> **Exercise task**: Select the lines that hold the word "script" and copy each one.
** START Record extracts **
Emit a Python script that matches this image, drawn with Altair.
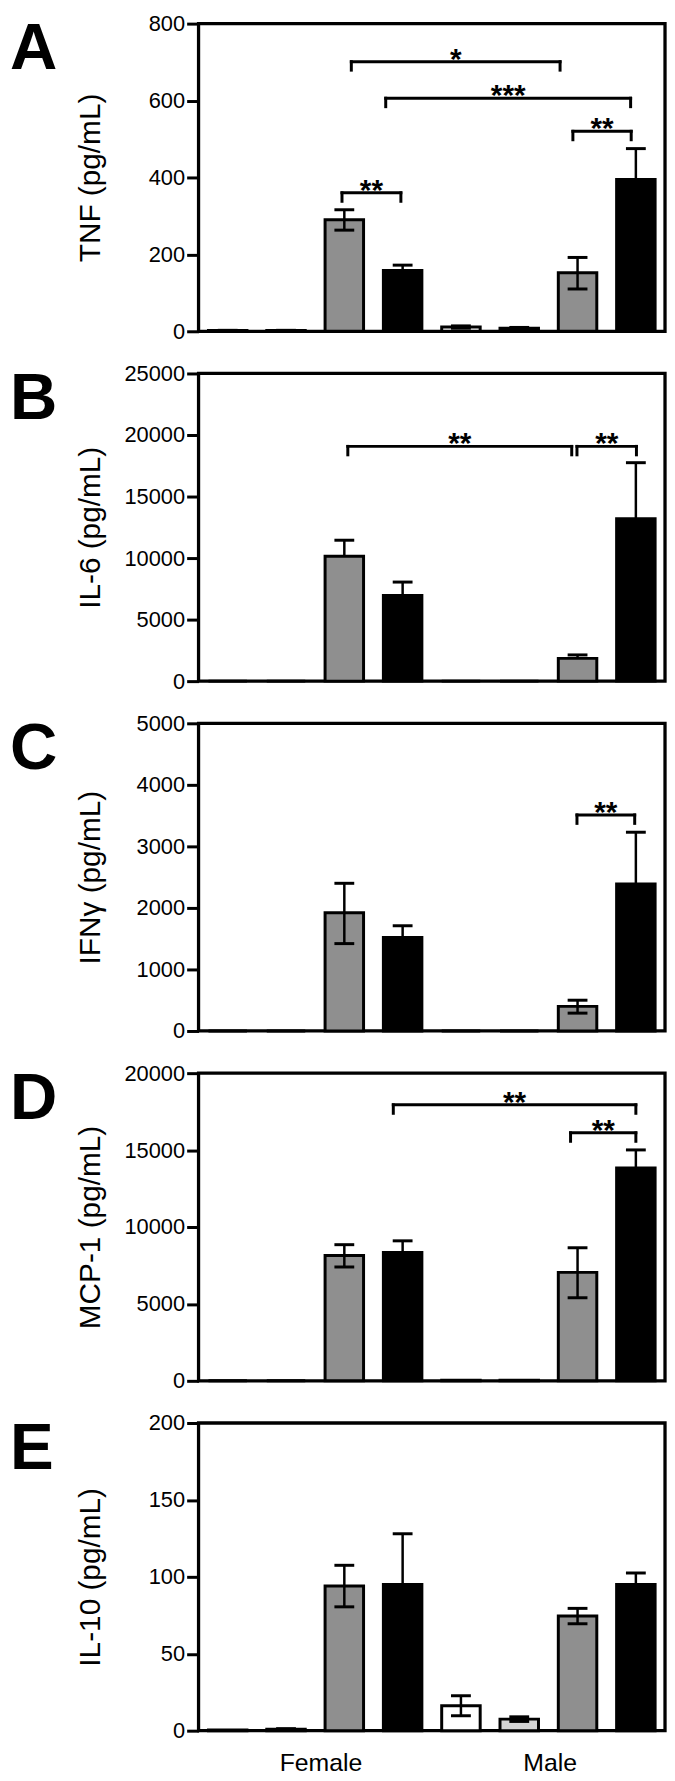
** END Record extracts **
** START Record extracts **
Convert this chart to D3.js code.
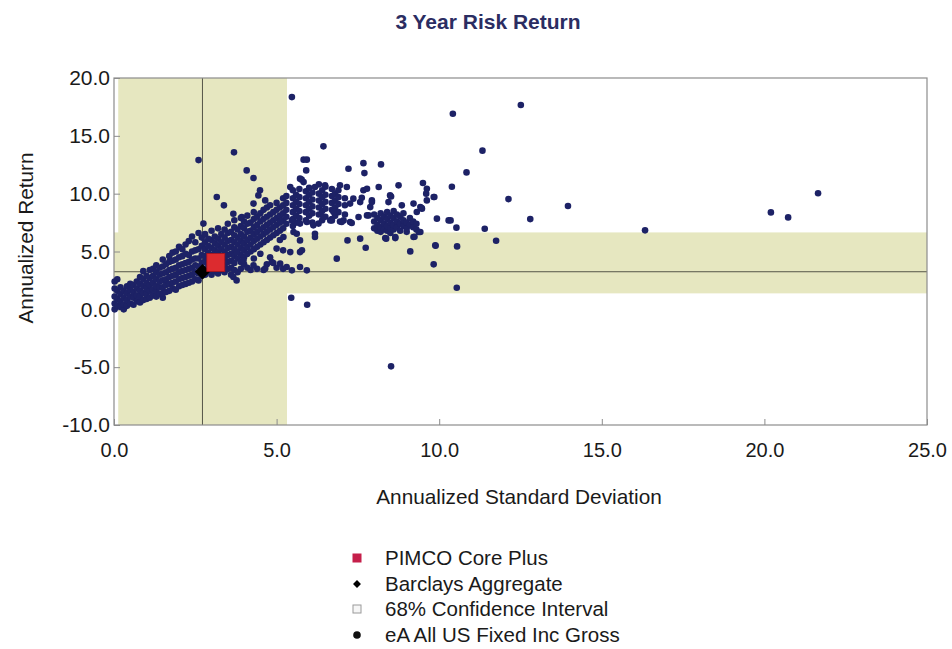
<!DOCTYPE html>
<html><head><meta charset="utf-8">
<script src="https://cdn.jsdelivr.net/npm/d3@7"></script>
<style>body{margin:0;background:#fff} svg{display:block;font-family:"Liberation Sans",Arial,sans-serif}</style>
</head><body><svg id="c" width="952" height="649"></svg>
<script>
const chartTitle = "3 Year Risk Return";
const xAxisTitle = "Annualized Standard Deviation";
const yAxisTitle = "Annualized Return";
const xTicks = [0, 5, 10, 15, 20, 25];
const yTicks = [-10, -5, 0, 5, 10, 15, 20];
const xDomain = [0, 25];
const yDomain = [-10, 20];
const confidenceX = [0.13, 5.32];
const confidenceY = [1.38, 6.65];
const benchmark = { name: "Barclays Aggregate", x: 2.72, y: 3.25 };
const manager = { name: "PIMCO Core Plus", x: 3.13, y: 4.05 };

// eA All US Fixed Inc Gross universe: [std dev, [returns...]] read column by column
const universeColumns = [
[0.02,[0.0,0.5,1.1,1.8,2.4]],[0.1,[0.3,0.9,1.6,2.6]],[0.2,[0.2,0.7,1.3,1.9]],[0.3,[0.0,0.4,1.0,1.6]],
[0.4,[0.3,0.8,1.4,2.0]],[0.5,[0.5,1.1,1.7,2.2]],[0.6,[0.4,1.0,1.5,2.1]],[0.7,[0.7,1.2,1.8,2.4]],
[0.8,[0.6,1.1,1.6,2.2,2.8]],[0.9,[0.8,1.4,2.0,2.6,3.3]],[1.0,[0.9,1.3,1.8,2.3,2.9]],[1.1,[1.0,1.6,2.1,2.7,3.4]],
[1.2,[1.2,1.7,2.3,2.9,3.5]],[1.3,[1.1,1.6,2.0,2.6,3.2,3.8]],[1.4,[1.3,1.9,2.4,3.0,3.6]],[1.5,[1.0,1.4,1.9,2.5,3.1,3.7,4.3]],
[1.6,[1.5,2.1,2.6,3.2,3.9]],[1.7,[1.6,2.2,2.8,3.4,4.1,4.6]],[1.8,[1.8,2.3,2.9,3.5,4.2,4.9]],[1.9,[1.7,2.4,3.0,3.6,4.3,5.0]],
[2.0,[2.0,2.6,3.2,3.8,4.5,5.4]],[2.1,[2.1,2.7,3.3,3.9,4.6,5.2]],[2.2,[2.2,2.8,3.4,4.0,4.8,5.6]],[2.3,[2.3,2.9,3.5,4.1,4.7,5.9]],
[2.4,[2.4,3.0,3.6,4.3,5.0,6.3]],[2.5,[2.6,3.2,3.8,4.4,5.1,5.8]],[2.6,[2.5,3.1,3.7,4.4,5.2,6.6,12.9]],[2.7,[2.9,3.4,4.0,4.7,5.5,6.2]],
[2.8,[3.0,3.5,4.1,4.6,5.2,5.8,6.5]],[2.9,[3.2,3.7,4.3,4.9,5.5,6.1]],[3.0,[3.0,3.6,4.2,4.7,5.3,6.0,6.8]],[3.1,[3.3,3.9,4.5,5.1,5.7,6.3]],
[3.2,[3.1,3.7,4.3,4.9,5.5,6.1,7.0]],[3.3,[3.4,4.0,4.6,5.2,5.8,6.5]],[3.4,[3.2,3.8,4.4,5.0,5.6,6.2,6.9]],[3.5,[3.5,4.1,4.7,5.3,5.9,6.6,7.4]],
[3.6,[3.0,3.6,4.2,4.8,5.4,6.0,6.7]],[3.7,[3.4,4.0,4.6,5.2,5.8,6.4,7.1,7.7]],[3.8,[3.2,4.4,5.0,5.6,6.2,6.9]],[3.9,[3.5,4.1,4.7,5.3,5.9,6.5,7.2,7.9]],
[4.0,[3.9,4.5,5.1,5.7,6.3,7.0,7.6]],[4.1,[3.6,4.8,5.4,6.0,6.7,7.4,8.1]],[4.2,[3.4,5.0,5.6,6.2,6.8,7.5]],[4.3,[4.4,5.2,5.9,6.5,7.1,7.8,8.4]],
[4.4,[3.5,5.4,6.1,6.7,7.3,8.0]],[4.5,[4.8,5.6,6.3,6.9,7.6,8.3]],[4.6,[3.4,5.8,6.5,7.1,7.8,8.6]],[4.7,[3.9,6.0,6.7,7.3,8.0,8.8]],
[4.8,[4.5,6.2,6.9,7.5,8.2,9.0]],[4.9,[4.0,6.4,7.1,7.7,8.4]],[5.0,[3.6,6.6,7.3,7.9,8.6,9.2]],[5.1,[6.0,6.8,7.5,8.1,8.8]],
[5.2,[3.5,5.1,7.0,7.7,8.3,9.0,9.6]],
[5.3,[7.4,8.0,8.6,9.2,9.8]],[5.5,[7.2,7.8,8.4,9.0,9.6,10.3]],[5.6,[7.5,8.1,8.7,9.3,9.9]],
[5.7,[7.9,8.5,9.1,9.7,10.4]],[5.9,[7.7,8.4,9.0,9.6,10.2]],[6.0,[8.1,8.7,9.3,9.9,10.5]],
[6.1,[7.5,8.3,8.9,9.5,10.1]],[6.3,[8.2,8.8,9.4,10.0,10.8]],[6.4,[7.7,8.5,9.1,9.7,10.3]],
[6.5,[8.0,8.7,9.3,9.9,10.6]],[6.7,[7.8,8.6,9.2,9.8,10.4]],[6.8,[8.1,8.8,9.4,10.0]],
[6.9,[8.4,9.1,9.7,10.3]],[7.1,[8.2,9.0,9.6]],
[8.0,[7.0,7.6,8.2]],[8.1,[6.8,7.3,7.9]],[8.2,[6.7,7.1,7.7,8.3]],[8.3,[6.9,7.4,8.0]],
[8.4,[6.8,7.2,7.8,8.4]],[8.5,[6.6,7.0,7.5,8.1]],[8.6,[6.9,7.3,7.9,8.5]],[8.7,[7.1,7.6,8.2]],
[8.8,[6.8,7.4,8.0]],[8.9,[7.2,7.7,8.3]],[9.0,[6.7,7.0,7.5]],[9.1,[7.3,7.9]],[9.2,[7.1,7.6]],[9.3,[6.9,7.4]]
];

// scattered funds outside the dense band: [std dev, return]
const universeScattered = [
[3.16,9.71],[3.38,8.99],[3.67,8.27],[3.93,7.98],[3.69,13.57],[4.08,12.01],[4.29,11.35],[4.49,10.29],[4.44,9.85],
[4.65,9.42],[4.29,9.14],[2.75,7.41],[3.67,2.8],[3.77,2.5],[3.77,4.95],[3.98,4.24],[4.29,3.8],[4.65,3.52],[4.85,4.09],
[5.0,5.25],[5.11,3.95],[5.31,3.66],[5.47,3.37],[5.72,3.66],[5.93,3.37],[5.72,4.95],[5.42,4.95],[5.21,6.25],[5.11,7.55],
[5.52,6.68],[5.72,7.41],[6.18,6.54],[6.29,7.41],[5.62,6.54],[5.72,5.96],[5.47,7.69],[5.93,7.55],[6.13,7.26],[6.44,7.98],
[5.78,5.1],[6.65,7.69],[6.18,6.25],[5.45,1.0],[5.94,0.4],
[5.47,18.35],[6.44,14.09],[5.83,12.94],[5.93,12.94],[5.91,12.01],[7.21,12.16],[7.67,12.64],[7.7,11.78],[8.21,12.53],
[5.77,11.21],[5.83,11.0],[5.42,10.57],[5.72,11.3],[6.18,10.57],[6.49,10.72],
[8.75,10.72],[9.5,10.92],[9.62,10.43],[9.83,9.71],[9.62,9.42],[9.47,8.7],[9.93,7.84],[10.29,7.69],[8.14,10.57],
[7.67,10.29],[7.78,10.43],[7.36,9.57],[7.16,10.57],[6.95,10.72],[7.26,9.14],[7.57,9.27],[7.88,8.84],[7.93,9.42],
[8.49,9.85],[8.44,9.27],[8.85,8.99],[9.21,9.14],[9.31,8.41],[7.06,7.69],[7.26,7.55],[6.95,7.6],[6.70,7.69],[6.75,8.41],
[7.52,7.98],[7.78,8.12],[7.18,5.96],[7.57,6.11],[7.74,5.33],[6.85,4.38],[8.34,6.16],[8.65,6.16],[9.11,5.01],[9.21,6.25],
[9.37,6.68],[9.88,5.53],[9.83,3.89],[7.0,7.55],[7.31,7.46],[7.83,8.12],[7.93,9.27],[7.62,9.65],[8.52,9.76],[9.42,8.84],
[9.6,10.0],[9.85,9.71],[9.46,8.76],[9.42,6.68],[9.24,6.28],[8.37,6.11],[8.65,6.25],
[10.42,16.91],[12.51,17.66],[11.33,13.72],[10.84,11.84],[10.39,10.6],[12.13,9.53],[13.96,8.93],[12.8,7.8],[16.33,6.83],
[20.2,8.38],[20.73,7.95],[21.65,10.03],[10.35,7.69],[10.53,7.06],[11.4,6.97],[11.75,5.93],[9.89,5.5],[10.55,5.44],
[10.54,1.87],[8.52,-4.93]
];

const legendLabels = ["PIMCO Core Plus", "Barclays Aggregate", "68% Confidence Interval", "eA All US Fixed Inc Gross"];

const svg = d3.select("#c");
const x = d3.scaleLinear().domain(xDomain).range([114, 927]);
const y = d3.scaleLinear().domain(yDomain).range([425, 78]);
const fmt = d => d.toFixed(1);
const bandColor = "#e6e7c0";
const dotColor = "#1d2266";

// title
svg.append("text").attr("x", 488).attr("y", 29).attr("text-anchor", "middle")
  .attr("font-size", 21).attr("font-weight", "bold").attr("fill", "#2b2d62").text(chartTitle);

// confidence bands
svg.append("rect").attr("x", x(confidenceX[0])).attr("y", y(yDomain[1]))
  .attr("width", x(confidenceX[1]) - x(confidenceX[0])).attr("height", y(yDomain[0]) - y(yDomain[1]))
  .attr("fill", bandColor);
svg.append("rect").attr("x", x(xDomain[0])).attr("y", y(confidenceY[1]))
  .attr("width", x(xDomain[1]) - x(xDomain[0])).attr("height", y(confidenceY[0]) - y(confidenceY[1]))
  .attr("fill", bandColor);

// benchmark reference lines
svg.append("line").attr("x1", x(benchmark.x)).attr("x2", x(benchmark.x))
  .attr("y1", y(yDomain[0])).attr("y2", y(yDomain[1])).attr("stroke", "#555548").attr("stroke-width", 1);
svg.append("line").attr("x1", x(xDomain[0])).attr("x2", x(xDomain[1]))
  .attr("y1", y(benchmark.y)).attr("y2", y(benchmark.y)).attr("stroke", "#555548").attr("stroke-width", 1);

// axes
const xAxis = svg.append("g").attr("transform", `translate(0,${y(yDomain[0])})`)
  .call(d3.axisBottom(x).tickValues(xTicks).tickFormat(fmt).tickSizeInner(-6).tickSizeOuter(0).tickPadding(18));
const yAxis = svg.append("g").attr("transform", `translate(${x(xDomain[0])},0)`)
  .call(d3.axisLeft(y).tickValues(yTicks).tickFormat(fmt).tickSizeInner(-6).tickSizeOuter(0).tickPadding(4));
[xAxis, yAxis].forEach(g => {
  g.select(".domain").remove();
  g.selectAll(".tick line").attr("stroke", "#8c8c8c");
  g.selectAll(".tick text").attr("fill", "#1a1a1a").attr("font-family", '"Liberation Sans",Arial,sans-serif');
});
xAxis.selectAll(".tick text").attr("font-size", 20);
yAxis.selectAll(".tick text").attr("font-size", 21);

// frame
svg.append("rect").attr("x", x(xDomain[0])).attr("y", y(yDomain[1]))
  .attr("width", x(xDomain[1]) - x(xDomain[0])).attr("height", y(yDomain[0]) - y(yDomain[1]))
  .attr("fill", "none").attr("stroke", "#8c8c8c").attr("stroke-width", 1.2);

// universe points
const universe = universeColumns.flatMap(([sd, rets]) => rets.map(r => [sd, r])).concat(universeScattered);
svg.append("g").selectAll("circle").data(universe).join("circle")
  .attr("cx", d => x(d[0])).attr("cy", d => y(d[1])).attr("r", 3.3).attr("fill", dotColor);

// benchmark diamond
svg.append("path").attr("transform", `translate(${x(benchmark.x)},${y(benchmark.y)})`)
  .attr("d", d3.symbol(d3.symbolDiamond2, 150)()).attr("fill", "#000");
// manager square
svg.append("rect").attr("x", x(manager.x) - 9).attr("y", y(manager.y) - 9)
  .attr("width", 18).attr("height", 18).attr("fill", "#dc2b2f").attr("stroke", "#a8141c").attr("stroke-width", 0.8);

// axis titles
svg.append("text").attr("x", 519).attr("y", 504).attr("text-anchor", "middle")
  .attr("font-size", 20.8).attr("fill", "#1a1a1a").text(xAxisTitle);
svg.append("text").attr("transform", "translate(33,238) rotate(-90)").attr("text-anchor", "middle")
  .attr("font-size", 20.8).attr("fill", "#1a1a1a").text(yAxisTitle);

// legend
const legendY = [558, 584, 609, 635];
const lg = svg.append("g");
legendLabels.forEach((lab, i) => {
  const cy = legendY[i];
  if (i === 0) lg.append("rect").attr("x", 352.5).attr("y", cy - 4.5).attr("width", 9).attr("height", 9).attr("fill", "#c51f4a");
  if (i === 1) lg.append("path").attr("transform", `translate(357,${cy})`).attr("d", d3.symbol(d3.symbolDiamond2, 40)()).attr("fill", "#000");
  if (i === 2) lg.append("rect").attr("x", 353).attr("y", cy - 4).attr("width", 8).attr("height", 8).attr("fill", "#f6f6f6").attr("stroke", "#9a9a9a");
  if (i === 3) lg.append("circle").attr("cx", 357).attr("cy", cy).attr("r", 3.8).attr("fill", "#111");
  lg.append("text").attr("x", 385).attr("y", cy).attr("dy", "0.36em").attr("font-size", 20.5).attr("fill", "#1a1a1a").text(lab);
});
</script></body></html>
** END Record extracts **
> **Solution for this task**:
Emit a Python script that matches this image, drawn with Altair.
<script src="https://cdn.jsdelivr.net/npm/d3@7"></script>
<script>
</script></body></html>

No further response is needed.